Still, Samson’s songs often doubt, or at least call into question, their capacity to cross through this daunting alterity, this public divide we all seem to share. In “Pampheleteer,” he repurposes a line from Ralph Chaplin’s famous 1915 union anthem, “Solidarity Forever,” turning political call into a lament for lost love:
Sing, “Oh what force on earth could be weaker than the feeble strength of one” like me remembering the way it could have been. (37)
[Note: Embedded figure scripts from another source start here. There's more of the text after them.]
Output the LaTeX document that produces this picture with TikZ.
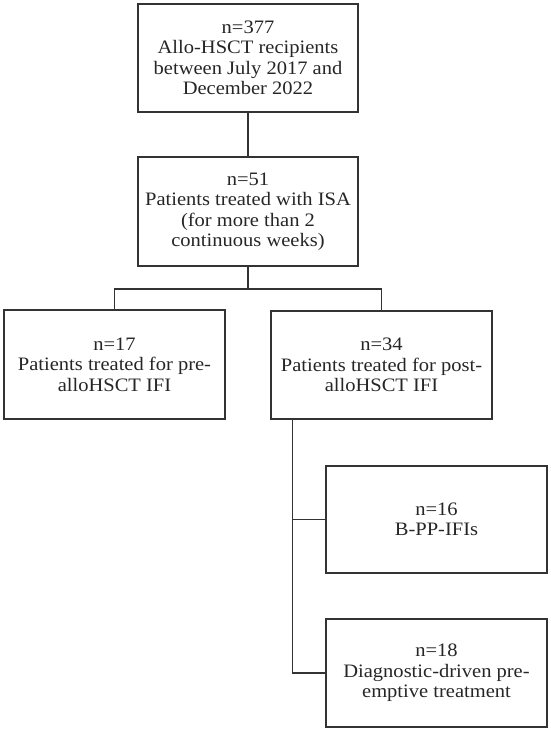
\documentclass[tikz,border=0pt]{standalone}
\usepackage{fontspec}
\setmainfont{Liberation Serif}[FakeStretch=1.08]
\begin{document}
\begin{tikzpicture}[x=1pt,y=1pt,
  box/.style={draw=black!80, line width=1.2pt, rectangle, align=center, inner sep=0pt,
    font=\fontsize{19}{20.5}\selectfont, text=black!85},
  link/.style={draw=black!80, line width=1.2pt}]
\useasboundingbox (0,0) rectangle (551,-732);
\node[box, minimum width=220pt, minimum height=108pt] (b1) at (248,-58)
  {n=377\\Allo-HSCT recipients\\between July 2017 and\\December 2022};
\node[box, minimum width=220pt, minimum height=109pt] (b2) at (248,-211.5)
  {n=51\\Patients treated with ISA\\(for more than 2\\continuous weeks)};
\node[box, minimum width=221pt, minimum height=109pt] (b3) at (114.5,-364.5)
  {n=17\\Patients treated for pre-\\alloHSCT IFI};
\node[box, minimum width=221pt, minimum height=108pt] (b4) at (381.5,-365)
  {n=34\\Patients treated for post-\\alloHSCT IFI};
\node[box, minimum width=221pt, minimum height=107pt] (b5) at (436.5,-519.5)
  {n=16\\B-PP-IFIs};
\node[box, minimum width=221pt, minimum height=108pt] (b6) at (436.5,-673)
  {n=18\\Diagnostic-driven pre-\\emptive treatment};
\coordinate (j) at (248,-289);
\coordinate (t) at ([xshift=22pt]b4.south west);
\draw[link] (b1.south) -- (b2.north);
\draw[link] (b2.south) -- (j);
\draw[link] (b3.north) |- (j) -| (b4.north);
\draw[link] (t) |- (b5.west);
\draw[link] (t) |- (b6.west);
\end{tikzpicture}
\end{document}
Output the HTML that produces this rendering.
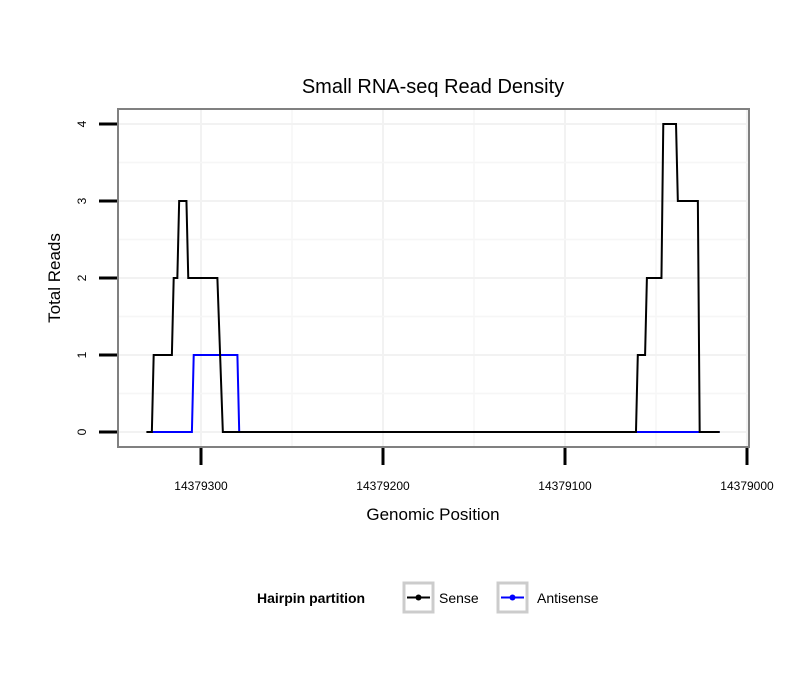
<!DOCTYPE html>
<html><head><meta charset="utf-8"><style>
body{margin:0;background:#fff;}
svg text{font-family:"Liberation Sans",sans-serif;}
</style></head><body>
<svg id="chart" width="810" height="690" xmlns="http://www.w3.org/2000/svg">
<rect width="810" height="690" fill="#fff"/>
<text x="433" y="93" font-size="20" text-anchor="middle">Small RNA-seq Read Density</text>
<g id="grid"></g>
<g id="series"></g>
<rect x="118" y="109" width="631" height="338" fill="none" stroke="#808080" stroke-width="2"/>
<g id="axes"></g>
<text x="433" y="520" font-size="17" text-anchor="middle">Genomic Position</text>
<text transform="translate(60,278) rotate(-90)" font-size="17" text-anchor="middle">Total Reads</text>
<g>
<text x="257" y="603" font-size="14" font-weight="bold">Hairpin partition</text>
<g>
<rect x="404" y="583" width="29" height="29" fill="#fff" stroke="#ccc" stroke-width="3"/>
<line x1="407" y1="597.5" x2="430" y2="597.5" stroke="#000" stroke-width="2"/>
<circle cx="418.5" cy="597.5" r="3" fill="#000"/>
<text x="439" y="603" font-size="14">Sense</text>
</g>
<g>
<rect x="498" y="583" width="29" height="29" fill="#fff" stroke="#ccc" stroke-width="3"/>
<line x1="501" y1="597.5" x2="524" y2="597.5" stroke="#00f" stroke-width="2"/>
<circle cx="512.5" cy="597.5" r="3" fill="#00f"/>
<text x="537" y="603" font-size="14">Antisense</text>
</g>
</g>
</svg>
<script>
const xTicks=[14379300,14379200,14379100,14379000];
const yTicks=[0,1,2,3,4];
const senseX=[14379330,14379327,14379326,14379316,14379315,14379313,14379312,14379308,14379307,14379291,14379288,14379061,14379060,14379056,14379055,14379047,14379046,14379039,14379038,14379027,14379026,14379015];
const senseY=[0,0,1,1,2,2,3,3,2,2,0,0,1,1,2,2,4,4,3,3,0,0];
const antiX=[14379327,14379305,14379304,14379280,14379279,14379015];
const antiY=[0,0,1,1,0,0];
const NS="http://www.w3.org/2000/svg";
function xs(v){return 201+(14379300-v)*1.82;}
function ys(v){return 432-v*77;}
function mk(tag,attrs,parent){const e=document.createElementNS(NS,tag);for(const k in attrs)e.setAttribute(k,attrs[k]);parent.appendChild(e);return e;}
const grid=document.getElementById('grid'),axes=document.getElementById('axes'),ser=document.getElementById('series');
// grid
for(let i=0;i<xTicks.length;i++){
  const g=mk('line',{x1:xs(xTicks[i]),x2:xs(xTicks[i]),y1:109,y2:447,stroke:'#f2f2f2','stroke-width':2},grid);
  
  
  if(i<xTicks.length-1){const m=(xTicks[i]+xTicks[i+1])/2;
    const g2=mk('line',{x1:xs(m),x2:xs(m),y1:109,y2:447,stroke:'#f6f6f6','stroke-width':1.5},grid);
    
    }
}
for(let i=0;i<yTicks.length;i++){
  const g=mk('line',{x1:118,x2:749,y1:ys(yTicks[i]),y2:ys(yTicks[i]),stroke:'#f2f2f2','stroke-width':2},grid);
  
  
  if(i<yTicks.length-1){const m=(yTicks[i]+yTicks[i+1])/2;
    const g2=mk('line',{x1:118,x2:749,y1:ys(m),y2:ys(m),stroke:'#f6f6f6','stroke-width':1.5},grid);
    
    }
}
// series
function pts(X,Y){return X.map((v,i)=>xs(v)+','+ys(Y[i])).join(' ');}
const pa=mk('polyline',{points:pts(antiX,antiY),fill:'none',stroke:'#00f','stroke-width':2},ser);


const ps=mk('polyline',{points:pts(senseX,senseY),fill:'none',stroke:'#000','stroke-width':2},ser);


// axes
xTicks.forEach(v=>{
  const t=mk('line',{x1:xs(v),x2:xs(v),y1:448,y2:465,stroke:'#000','stroke-width':3},axes);
  
  
  const l=mk('text',{x:xs(v),y:490,'font-size':12,'text-anchor':'middle'},axes);
  l.textContent=v;
  
  
});
yTicks.forEach(v=>{
  const t=mk('line',{x1:99,x2:117,y1:ys(v),y2:ys(v),stroke:'#000','stroke-width':3},axes);
  
  
  const l=mk('text',{transform:'translate(86,'+ys(v)+') rotate(-90)','font-size':12,'text-anchor':'middle'},axes);
  l.textContent=v;
  
  
});
</script>
</body></html>
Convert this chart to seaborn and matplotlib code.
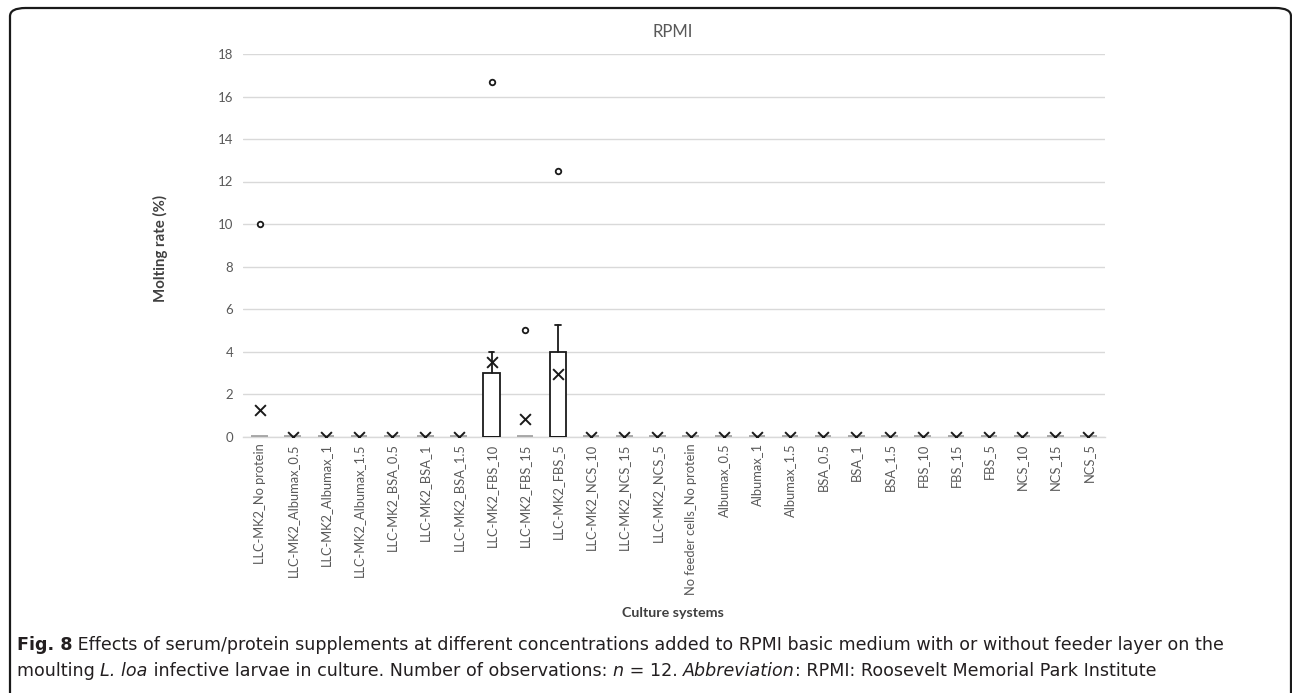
import matplotlib
matplotlib.use("Agg")
import matplotlib.pyplot as plt
from matplotlib.patches import FancyBboxPatch
import seaborn as sns
import pandas as pd
import numpy as np

# ---------------- data ----------------
categories = ["LLC-MK2_No protein", "LLC-MK2_Albumax_0.5", "LLC-MK2_Albumax_1", "LLC-MK2_Albumax_1.5",
              "LLC-MK2_BSA_0.5", "LLC-MK2_BSA_1", "LLC-MK2_BSA_1.5", "LLC-MK2_FBS_10",
              "LLC-MK2_FBS_15", "LLC-MK2_FBS_5", "LLC-MK2_NCS_10", "LLC-MK2_NCS_15",
              "LLC-MK2_NCS_5", "No feeder cells_No protein", "Albumax_0.5", "Albumax_1",
              "Albumax_1.5", "BSA_0.5", "BSA_1", "BSA_1.5", "FBS_10", "FBS_15", "FBS_5",
              "NCS_10", "NCS_15", "NCS_5"]
n_cat = len(categories)
q1 = [0.0] * n_cat
median = [0.0] * n_cat
q3 = [0, 0, 0, 0, 0, 0, 0, 3.0, 0, 4.0, 0, 0, 0, 0, 0, 0, 0, 0, 0, 0, 0, 0, 0, 0, 0, 0]
whisker_hi = [0, 0, 0, 0, 0, 0, 0, 4.0, 0, 5.25, 0, 0, 0, 0, 0, 0, 0, 0, 0, 0, 0, 0, 0, 0, 0, 0]
means = [1.25, 0, 0, 0, 0, 0, 0, 3.5, 0.83, 2.92, 0, 0, 0, 0, 0, 0, 0, 0, 0, 0, 0, 0, 0, 0, 0, 0]
outlier_cat = ["LLC-MK2_No protein", "LLC-MK2_FBS_10", "LLC-MK2_FBS_15", "LLC-MK2_FBS_5"]
outlier_val = [10.0, 16.67, 5.0, 12.5]

yticks = list(range(0, 19, 2))

# ---------------- style ----------------
sns.set_theme(style="white")
plt.rcParams["font.family"] = ["Lato", "DejaVu Sans"]

W, H = 1292, 693
fig = plt.figure(figsize=(W / 100, H / 100), dpi=100)
ax = fig.add_axes([243 / W, 1 - 436.5 / H, (1105 - 243) / W, (436.5 - 54) / H])

grid_c = "#d9d9d9"
txt_c = "#595959"

# boxes (via bxp on the axes' categorical positions)
stats_black, pos_black, stats_gray, pos_gray = [], [], [], []
for i, c in enumerate(categories):
    s = dict(med=median[i], q1=q1[i], q3=q3[i], whislo=q1[i], whishi=whisker_hi[i],
             fliers=[], label=c)
    if q3[i] > q1[i]:
        stats_black.append(s); pos_black.append(i)
    else:
        stats_gray.append(s); pos_gray.append(i)

ax.bxp(stats_gray, positions=pos_gray, widths=0.5, showfliers=False, patch_artist=True,
       boxprops=dict(facecolor="none", edgecolor="#a8a8a8", linewidth=2.6),
       medianprops=dict(color="#a8a8a8", linewidth=2.6),
       whiskerprops=dict(color="none"), capprops=dict(color="none"), zorder=3)
ax.bxp(stats_black, positions=pos_black, widths=0.5, showfliers=False, patch_artist=True,
       boxprops=dict(facecolor="white", edgecolor="#1a1a1a", linewidth=1.3),
       medianprops=dict(color="#1a1a1a", linewidth=1.3),
       whiskerprops=dict(color="#1a1a1a", linewidth=1.3),
       capprops=dict(color="#1a1a1a", linewidth=1.3), capwidths=0.16, zorder=3)

# means and outliers through seaborn
df_mean = pd.DataFrame({"pos": np.arange(n_cat), "mean": means})
sns.scatterplot(data=df_mean, x="pos", y="mean", marker="x", s=60, color="#1a1a1a",
                linewidth=1.4, ax=ax, zorder=5, legend=False)
df_out = pd.DataFrame({"pos": [categories.index(c) for c in outlier_cat], "val": outlier_val})
sns.scatterplot(data=df_out, x="pos", y="val", marker="o", s=16, facecolor="white",
                edgecolor="#1a1a1a", linewidth=1.3, ax=ax, zorder=5, legend=False)

ax.set_xlim(-0.5, n_cat - 0.5)
ax.set_ylim(0, 18)
ax.set_yticks(yticks)
ax.set_yticklabels([str(t) for t in yticks], fontsize=9.5, color=txt_c)
ax.set_xticks(range(n_cat))
ax.set_xticklabels(categories, rotation=90, fontsize=9.3, color=txt_c)
ax.tick_params(axis="both", length=0, pad=5)
ax.tick_params(axis="y", pad=7)
ax.grid(axis="y", color=grid_c, linewidth=1.0)
ax.set_axisbelow(True)
for sp in ["left", "right", "top"]:
    ax.spines[sp].set_visible(False)
ax.spines["bottom"].set_color(grid_c)
ax.spines["bottom"].set_linewidth(1.0)
ax.set_xlabel("")
ax.set_ylabel("")

# titles and axis labels
fig.text(673 / W, 1 - 32 / H, "RPMI", ha="center", va="center", fontsize=12, color=txt_c)
fig.text(160 / W, 1 - 249 / H, "Molting rate (%)", ha="center", va="center", rotation=90,
         fontsize=10.8, fontweight="bold", color="#404040")
fig.text(673 / W, 1 - 613 / H, "Culture systems", ha="center", va="center",
         fontsize=10.3, fontweight="bold", color="#404040")

# rounded frame
frame = FancyBboxPatch((10 / W, -20 / H), (1291 - 10) / W, (693 - 8 + 20) / H,
                       boxstyle="round,pad=0,rounding_size=0.012", transform=fig.transFigure,
                       facecolor="none", edgecolor="#1a1a1a", linewidth=1.6, zorder=0)
fig.patches.append(frame)

# caption with mixed styles
cap_font = ["Liberation Sans Narrow", "DejaVu Sans"]
cap_size = 12.65
cap_c = "#231f20"
lines = [
    [("Fig. 8", "bold", "normal"),
     (" Effects of serum/protein supplements at different concentrations added to RPMI basic medium with or without feeder layer on the", "normal", "normal")],
    [("moulting ", "normal", "normal"), ("L. loa", "normal", "italic"),
     (" infective larvae in culture. Number of observations: ", "normal", "normal"),
     ("n", "normal", "italic"), (" = 12. ", "normal", "normal"),
     ("Abbreviation", "normal", "italic"), (": RPMI: Roosevelt Memorial Park Institute", "normal", "normal")],
]
line_y = [645, 671]
fig.canvas.draw()
renderer = fig.canvas.get_renderer()
for pieces, yy in zip(lines, line_y):
    x = 17
    for txt, wt, st in pieces:
        t = fig.text(x / W, 1 - yy / H, txt, ha="left", va="center", fontsize=cap_size,
                     fontweight=wt, fontstyle=st, family=cap_font, color=cap_c)
        bb = t.get_window_extent(renderer=renderer)
        x += bb.width

fig.savefig("out.png", dpi=100)
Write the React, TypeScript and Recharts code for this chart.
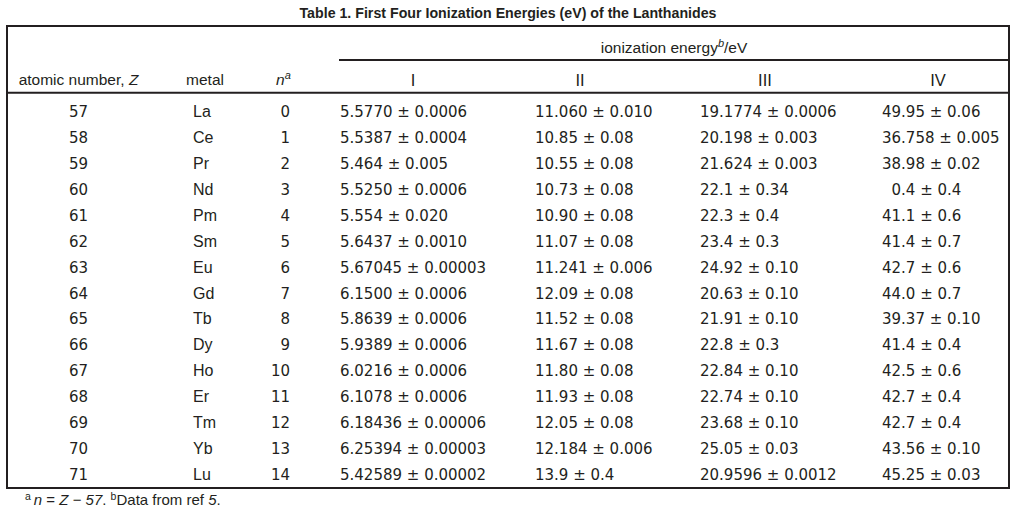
import React from 'react';
import { ScatterChart, Scatter, XAxis, YAxis, Customized } from 'recharts';

// table rows
const atomicNumbers = [57, 58, 59, 60, 61, 62, 63, 64, 65, 66, 67, 68, 69, 70, 71];
const metals = ['La', 'Ce', 'Pr', 'Nd', 'Pm', 'Sm', 'Eu', 'Gd', 'Tb', 'Dy', 'Ho', 'Er', 'Tm', 'Yb', 'Lu'];
const nValues = [0, 1, 2, 3, 4, 5, 6, 7, 8, 9, 10, 11, 12, 13, 14];
const energyI = [
  '5.5770 ± 0.0006', '5.5387 ± 0.0004', '5.464 ± 0.005', '5.5250 ± 0.0006', '5.554 ± 0.020',
  '5.6437 ± 0.0010', '5.67045 ± 0.00003', '6.1500 ± 0.0006', '5.8639 ± 0.0006', '5.9389 ± 0.0006',
  '6.0216 ± 0.0006', '6.1078 ± 0.0006', '6.18436 ± 0.00006', '6.25394 ± 0.00003', '5.42589 ± 0.00002',
];
const energyII = [
  '11.060 ± 0.010', '10.85 ± 0.08', '10.55 ± 0.08', '10.73 ± 0.08', '10.90 ± 0.08',
  '11.07 ± 0.08', '11.241 ± 0.006', '12.09 ± 0.08', '11.52 ± 0.08', '11.67 ± 0.08',
  '11.80 ± 0.08', '11.93 ± 0.08', '12.05 ± 0.08', '12.184 ± 0.006', '13.9 ± 0.4',
];
const energyIII = [
  '19.1774 ± 0.0006', '20.198 ± 0.003', '21.624 ± 0.003', '22.1 ± 0.34', '22.3 ± 0.4',
  '23.4 ± 0.3', '24.92 ± 0.10', '20.63 ± 0.10', '21.91 ± 0.10', '22.8 ± 0.3',
  '22.84 ± 0.10', '22.74 ± 0.10', '23.68 ± 0.10', '25.05 ± 0.03', '20.9596 ± 0.0012',
];
const energyIV = [
  '49.95 ± 0.06', '36.758 ± 0.005', '38.98 ± 0.02', '\u20070.4 ± 0.4', '41.1 ± 0.6',
  '41.4 ± 0.7', '42.7 ± 0.6', '44.0 ± 0.7', '39.37 ± 0.10', '41.4 ± 0.4',
  '42.5 ± 0.6', '42.7 ± 0.4', '42.7 ± 0.4', '43.56 ± 0.10', '45.25 ± 0.03',
];
const stageLabels = ['I', 'II', 'III', 'IV'];

const W = 1018;
const H = 513;
const INK = '#231f20';
const SANS = '"Liberation Sans", Arial, sans-serif';
const NUM = '"DejaVu Sans", sans-serif';

type Anchor = 'start' | 'middle' | 'end';
interface Column {
  key: string;
  x: number;
  anchor: Anchor;
  font: string;
  size: number;
  cells: (string | number)[];
}

const columns: Column[] = [
  { key: 'z', x: 78.5, anchor: 'middle', font: NUM, size: 15, cells: atomicNumbers },
  { key: 'metal', x: 193, anchor: 'start', font: SANS, size: 16, cells: metals },
  { key: 'n', x: 290, anchor: 'end', font: NUM, size: 15, cells: nValues },
  { key: 'I', x: 340, anchor: 'start', font: NUM, size: 15, cells: energyI },
  { key: 'II', x: 535, anchor: 'start', font: NUM, size: 15, cells: energyII },
  { key: 'III', x: 700, anchor: 'start', font: NUM, size: 15, cells: energyIII },
  { key: 'IV', x: 882, anchor: 'start', font: NUM, size: 15, cells: energyIV },
];
const stageCenters = [413, 580, 765, 938];

const cellShape = (col: Column) => (props: any) => (
  <text
    x={col.x}
    y={props.cy + 5.5}
    textAnchor={col.anchor}
    fontFamily={col.font}
    fontSize={col.size}
    fill={INK}
  >
    {props.payload.label}
  </text>
);

const Frame = () => (
  <g fill={INK}>
    <text x={508} y={18} textAnchor="middle" fontFamily={SANS} fontWeight="bold" fontSize={15.5}
      textLength={417} lengthAdjust="spacingAndGlyphs">
      Table 1.  First Four Ionization Energies (eV) of the Lanthanides
    </text>
    <rect x={7} y={26} width={1002} height={462} fill="none" stroke={INK} strokeWidth={2} />
    <line x1={339} x2={1009} y1={60} y2={60} stroke={INK} strokeWidth={2} />
    <line x1={7} x2={1009} y1={92.7} y2={92.7} stroke={INK} strokeWidth={2} />

    <text x={674} y={52.5} textAnchor="middle" fontFamily={SANS} fontSize={15.5}>
      ionization energy<tspan fontStyle="italic" fontSize={11} dy={-6}>b</tspan>
      <tspan dy={6}>/eV</tspan>
    </text>
    <text x={78.5} y={85} textAnchor="middle" fontFamily={SANS} fontSize={15.5}>
      atomic number, <tspan fontStyle="italic">Z</tspan>
    </text>
    <text x={205} y={85} textAnchor="middle" fontFamily={SANS} fontSize={15.5}>metal</text>
    <text x={276} y={85} fontFamily={SANS} fontSize={15.5} fontStyle="italic">
      n<tspan fontSize={11} dy={-6}>a</tspan>
    </text>
    {stageLabels.map((s, i) => (
      <text key={s} x={stageCenters[i]} y={85.5} textAnchor="middle" fontFamily={SANS} fontSize={16.5}>{s}</text>
    ))}

    <text x={25} y={505} fontFamily={SANS} fontSize={15}>
      <tspan fontSize={10.5} dy={-5}>a</tspan>
      <tspan dy={5} dx={3} fontStyle="italic">n</tspan>
      <tspan> = </tspan>
      <tspan fontStyle="italic">Z</tspan>
      <tspan> − </tspan>
      <tspan fontStyle="italic">57</tspan>
      <tspan>. </tspan>
      <tspan fontSize={10.5} dy={-5}>b</tspan>
      <tspan dy={5}>Data from ref </tspan>
      <tspan fontStyle="italic">5</tspan>
      <tspan>.</tspan>
    </text>
  </g>
);

export default function App() {
  return (
    <div style={{ position: 'absolute', left: 0, top: 0 }}>
      <ScatterChart width={W} height={H} margin={{ top: 99, right: 0, bottom: 26, left: 0 }}>
        <XAxis type="number" dataKey="col" domain={[-0.5, 6.5]} hide />
        <YAxis type="number" dataKey="z" domain={[56.5, 71.5]} reversed hide />
        <Customized component={<Frame />} />
        {columns.map((col, c) => (
          <Scatter
            key={col.key}
            data={atomicNumbers.map((z, i) => ({ col: c, z, label: col.cells[i] }))}
            shape={cellShape(col)}
            isAnimationActive={false}
          />
        ))}
      </ScatterChart>
    </div>
  );
}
As tempting as it might be smart to re-appropriate Herbert Marcuse’s collision of revolution and Eros to explain the doubled trope here, I think it’s better to see the feeling represented in these lines as an unsteady amalgam of alienation and community. The inherent weakness of failed or failing desire becomes what binds us, erotically and socially becomes a name for the absence we all appear, in a kind of contingent solidarity, to feel. In this song and in “Virtute,” that strength in weakness depends on the shortfall not only of memory – of knowing for certain what might have been – but also of re-membering, of picking up the disparate pieces of a civic body in disarray: cats, friends, acquaintances, lovers . . . all the inhabitants of a particular home or place or city, whether hated or great.

          Last night’s concert included two on-stage interviews with John K. Samson by novelist Keith Maillard, the current chair of UBC’s Creative Writing program. When Maillard asked about how he composes his songs, Samson remarked on his slowness, on the agon-like struggle he goes through writing and finishing songs. He said something close to: “The process of trying to remember how to write a song is how the song gets written.” Again, it’s the sometimes effortful reconstituting of failing memory that’s key in his conception. Samson’s songs both thematize and enact the approach of expression, of saying something, to the constantly retreating and collapsing edges of language, the unsayable. Part of his humility, I think, is a recognition of a pathos of the failure of meaning at the core of the lyrical. As one of his characters, a broken-hearted dot-com entrepreneur, puts it in a one-sided overheard plea to an former lover, “So what I’m trying to say, I mean what I’m asking is, I know we haven’t talked in a while, but could you come and get me?” (77). A lyricism of the colloquial emerges in these lines through missed connections, through tentatively expressing the desire to be heard and to make contact with someone else. Community, that is, starts to consist in desire rather than realization, in the mutual recognition of our absences, as both speaker – or singer – and listener. We start to empathize across, and because of, our mutual distances. When in another lyric Samson obliquely defines his poetics, his practice of making, in terms of utility and labour (“Make this something somebody can use” [86]), the insurmountable ambiguities of everyday language convert into common weakness, into lyric public address.
           (I have left out specifically discussing the deftly crafted, mercurial imagery and evocatively kiltered phrasings that are hallmarks of his style. Most of what I’ve cited above are examples of moments of colloquial diffusion rather than of poeticism. But he’s great, trust me. Take a close look at any of his lyrics. You’ll see what I mean.)

Book
Samson, John K. Lyrics and Poems 1997-2012. Winnipeg: Arbeiter Ring Publishing, 2012.